When I finish reading a book, the accomplishment weighs heavy in my mind. The book itself, I hold tightly between my hands and run my fingers over the cover. I smile to myself at the end of a story that will linger in my mind for minutes, hours, even days. It will revisit me later in a dream, a conversation, a memory that existed only on the pages. I want to open up the world and revisit it, I think of others who may have read it so that I can discuss it with them, bring it back to life for a moment. Sometimes there is a great loss at finishing a novel. I feel empty and sad that I have to say goodbye to the characters inside. Sometimes I can’t read to the end quick enough because I want to find out what happens and I find my eyes skimming quickly through, then I slow down, back track and read slowly. I get excited and sad at the same time.

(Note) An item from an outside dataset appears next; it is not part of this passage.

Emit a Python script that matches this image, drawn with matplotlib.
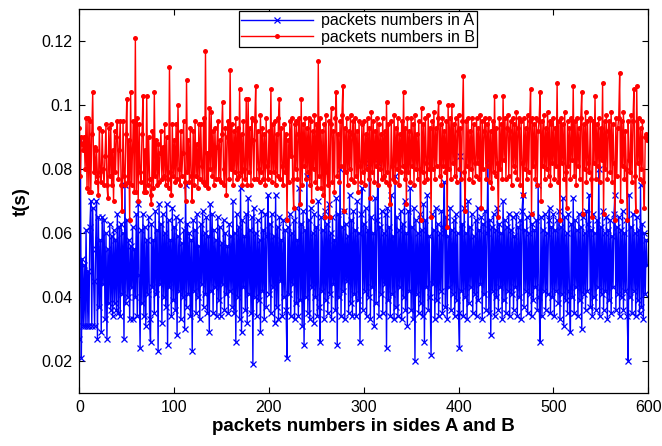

I just finished reading Everything is Illuminated. [and here I tried to underline the title, but due to the lack of backslash on the German keyboard, it will have to wait…] Ali reads it next. And I can’t wait to discuss it with him once he has finished it. There were moments I felt I would burst in holding back a funny anecdote in the story, one I wanted to share. But I bit my tongue, sealed my lips and praises of the book just oozed from my mouth, keeping back the secrets held within the pages I had already embraced. I laughed out loud at moments, at other moments I let the tears gather in the corners of my eyes. I loved this novel.
Damn, I miss being an English Major in University. There are so many moments I would rather be discussing literature than reminding six year olds how to make good choices. Oh, but the importance of teaching the leaders of the future. Yes, just keep reminding yourself Kara.